Problem description – From the first line of the data below, copy each line up to the one containing "0.766, 0.767, 0.769, 0.775, 0.782];", and include that line too.

Data extract –
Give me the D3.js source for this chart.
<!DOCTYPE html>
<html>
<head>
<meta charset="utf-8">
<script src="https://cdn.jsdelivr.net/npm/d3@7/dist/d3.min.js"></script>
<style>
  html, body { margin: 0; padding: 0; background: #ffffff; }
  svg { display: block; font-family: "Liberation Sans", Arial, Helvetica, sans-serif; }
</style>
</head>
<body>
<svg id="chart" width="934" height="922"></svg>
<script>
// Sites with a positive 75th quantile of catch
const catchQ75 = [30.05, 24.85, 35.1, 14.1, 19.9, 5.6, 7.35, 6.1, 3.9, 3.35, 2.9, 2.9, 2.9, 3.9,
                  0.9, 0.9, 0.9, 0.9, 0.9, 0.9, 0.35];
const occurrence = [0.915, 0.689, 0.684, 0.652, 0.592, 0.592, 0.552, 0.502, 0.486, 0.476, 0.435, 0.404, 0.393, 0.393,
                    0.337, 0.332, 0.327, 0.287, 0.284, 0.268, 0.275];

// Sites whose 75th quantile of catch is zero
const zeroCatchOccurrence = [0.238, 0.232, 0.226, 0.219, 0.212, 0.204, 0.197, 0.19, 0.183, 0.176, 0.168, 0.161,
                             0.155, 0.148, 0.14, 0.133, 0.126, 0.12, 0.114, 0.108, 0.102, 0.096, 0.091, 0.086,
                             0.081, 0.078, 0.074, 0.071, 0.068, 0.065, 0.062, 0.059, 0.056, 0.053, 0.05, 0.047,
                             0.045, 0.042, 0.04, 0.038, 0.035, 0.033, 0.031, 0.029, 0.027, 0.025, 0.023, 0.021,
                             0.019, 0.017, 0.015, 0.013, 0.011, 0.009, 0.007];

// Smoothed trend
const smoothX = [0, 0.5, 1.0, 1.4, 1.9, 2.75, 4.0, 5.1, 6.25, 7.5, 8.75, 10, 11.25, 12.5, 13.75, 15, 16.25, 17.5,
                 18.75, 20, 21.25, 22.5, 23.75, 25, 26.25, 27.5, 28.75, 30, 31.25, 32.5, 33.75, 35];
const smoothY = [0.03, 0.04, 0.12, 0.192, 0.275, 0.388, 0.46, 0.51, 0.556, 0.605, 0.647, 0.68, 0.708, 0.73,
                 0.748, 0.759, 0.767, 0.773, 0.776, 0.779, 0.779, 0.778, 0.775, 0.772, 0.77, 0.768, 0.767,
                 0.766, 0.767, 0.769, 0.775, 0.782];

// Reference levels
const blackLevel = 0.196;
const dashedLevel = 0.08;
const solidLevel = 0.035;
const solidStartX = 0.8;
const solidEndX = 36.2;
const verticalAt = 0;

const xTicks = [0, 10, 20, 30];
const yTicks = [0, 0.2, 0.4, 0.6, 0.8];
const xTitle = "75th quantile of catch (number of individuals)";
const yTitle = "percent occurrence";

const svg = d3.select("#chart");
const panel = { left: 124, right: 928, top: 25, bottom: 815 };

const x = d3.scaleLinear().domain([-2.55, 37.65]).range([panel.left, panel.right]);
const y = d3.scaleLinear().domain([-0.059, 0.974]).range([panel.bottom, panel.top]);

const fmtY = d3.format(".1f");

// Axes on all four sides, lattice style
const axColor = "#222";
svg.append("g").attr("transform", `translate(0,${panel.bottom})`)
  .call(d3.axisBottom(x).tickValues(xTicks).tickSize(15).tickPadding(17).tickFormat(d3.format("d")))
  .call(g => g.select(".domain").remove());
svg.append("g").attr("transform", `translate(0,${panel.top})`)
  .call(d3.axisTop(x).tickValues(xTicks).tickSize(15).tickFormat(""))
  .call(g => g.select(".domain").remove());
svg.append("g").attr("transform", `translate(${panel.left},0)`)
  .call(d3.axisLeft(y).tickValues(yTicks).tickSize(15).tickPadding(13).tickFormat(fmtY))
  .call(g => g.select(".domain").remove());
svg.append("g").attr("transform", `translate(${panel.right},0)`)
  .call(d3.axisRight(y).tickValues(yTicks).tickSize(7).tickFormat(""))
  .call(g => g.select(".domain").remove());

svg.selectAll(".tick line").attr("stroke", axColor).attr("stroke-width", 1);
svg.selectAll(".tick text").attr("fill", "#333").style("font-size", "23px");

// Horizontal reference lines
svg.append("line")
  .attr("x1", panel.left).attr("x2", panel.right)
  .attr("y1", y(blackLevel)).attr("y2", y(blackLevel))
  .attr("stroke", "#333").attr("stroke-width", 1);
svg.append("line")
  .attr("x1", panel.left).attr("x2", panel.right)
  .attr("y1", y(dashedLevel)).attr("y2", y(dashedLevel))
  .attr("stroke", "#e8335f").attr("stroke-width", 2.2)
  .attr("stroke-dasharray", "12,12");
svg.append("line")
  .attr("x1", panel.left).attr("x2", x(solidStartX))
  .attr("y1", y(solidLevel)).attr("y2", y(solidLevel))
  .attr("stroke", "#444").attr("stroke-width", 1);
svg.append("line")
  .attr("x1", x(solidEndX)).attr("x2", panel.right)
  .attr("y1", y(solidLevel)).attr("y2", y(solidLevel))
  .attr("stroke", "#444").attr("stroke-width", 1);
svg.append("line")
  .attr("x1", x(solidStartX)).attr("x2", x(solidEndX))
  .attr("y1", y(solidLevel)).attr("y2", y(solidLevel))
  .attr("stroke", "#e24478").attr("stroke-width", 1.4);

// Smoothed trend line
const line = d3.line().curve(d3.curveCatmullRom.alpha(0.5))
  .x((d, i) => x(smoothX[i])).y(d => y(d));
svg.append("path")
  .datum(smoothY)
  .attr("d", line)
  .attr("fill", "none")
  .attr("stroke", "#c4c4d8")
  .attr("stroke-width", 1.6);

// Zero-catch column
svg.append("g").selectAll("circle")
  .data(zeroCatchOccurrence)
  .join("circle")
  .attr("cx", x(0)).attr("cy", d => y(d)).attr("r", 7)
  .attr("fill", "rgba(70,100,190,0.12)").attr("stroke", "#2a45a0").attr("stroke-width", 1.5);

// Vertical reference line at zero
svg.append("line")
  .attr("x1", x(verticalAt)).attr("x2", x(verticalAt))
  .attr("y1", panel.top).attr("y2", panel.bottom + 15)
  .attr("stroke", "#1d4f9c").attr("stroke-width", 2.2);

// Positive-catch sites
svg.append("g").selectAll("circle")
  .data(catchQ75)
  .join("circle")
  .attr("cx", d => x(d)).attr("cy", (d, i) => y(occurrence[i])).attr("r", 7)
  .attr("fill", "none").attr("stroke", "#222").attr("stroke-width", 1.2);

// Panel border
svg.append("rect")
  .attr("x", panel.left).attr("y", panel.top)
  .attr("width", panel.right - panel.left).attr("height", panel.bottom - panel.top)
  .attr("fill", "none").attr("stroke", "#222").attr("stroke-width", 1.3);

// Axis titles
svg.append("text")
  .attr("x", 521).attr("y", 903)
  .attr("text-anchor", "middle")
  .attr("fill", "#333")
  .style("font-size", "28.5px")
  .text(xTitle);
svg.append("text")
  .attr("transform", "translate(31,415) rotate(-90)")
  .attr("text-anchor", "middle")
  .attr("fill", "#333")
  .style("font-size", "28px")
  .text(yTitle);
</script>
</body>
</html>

Problem solution –
Give me the D3.js source for this chart.
<!DOCTYPE html>
<html>
<head>
<meta charset="utf-8">
<script src="https://cdn.jsdelivr.net/npm/d3@7/dist/d3.min.js"></script>
<style>
  html, body { margin: 0; padding: 0; background: #ffffff; }
  svg { display: block; font-family: "Liberation Sans", Arial, Helvetica, sans-serif; }
</style>
</head>
<body>
<svg id="chart" width="934" height="922"></svg>
<script>
// Sites with a positive 75th quantile of catch
const catchQ75 = [30.05, 24.85, 35.1, 14.1, 19.9, 5.6, 7.35, 6.1, 3.9, 3.35, 2.9, 2.9, 2.9, 3.9,
                  0.9, 0.9, 0.9, 0.9, 0.9, 0.9, 0.35];
const occurrence = [0.915, 0.689, 0.684, 0.652, 0.592, 0.592, 0.552, 0.502, 0.486, 0.476, 0.435, 0.404, 0.393, 0.393,
                    0.337, 0.332, 0.327, 0.287, 0.284, 0.268, 0.275];

// Sites whose 75th quantile of catch is zero
const zeroCatchOccurrence = [0.238, 0.232, 0.226, 0.219, 0.212, 0.204, 0.197, 0.19, 0.183, 0.176, 0.168, 0.161,
                             0.155, 0.148, 0.14, 0.133, 0.126, 0.12, 0.114, 0.108, 0.102, 0.096, 0.091, 0.086,
                             0.081, 0.078, 0.074, 0.071, 0.068, 0.065, 0.062, 0.059, 0.056, 0.053, 0.05, 0.047,
                             0.045, 0.042, 0.04, 0.038, 0.035, 0.033, 0.031, 0.029, 0.027, 0.025, 0.023, 0.021,
                             0.019, 0.017, 0.015, 0.013, 0.011, 0.009, 0.007];

// Smoothed trend
const smoothX = [0, 0.5, 1.0, 1.4, 1.9, 2.75, 4.0, 5.1, 6.25, 7.5, 8.75, 10, 11.25, 12.5, 13.75, 15, 16.25, 17.5,
                 18.75, 20, 21.25, 22.5, 23.75, 25, 26.25, 27.5, 28.75, 30, 31.25, 32.5, 33.75, 35];
const smoothY = [0.03, 0.04, 0.12, 0.192, 0.275, 0.388, 0.46, 0.51, 0.556, 0.605, 0.647, 0.68, 0.708, 0.73,
                 0.748, 0.759, 0.767, 0.773, 0.776, 0.779, 0.779, 0.778, 0.775, 0.772, 0.77, 0.768, 0.767,
                 0.766, 0.767, 0.769, 0.775, 0.782];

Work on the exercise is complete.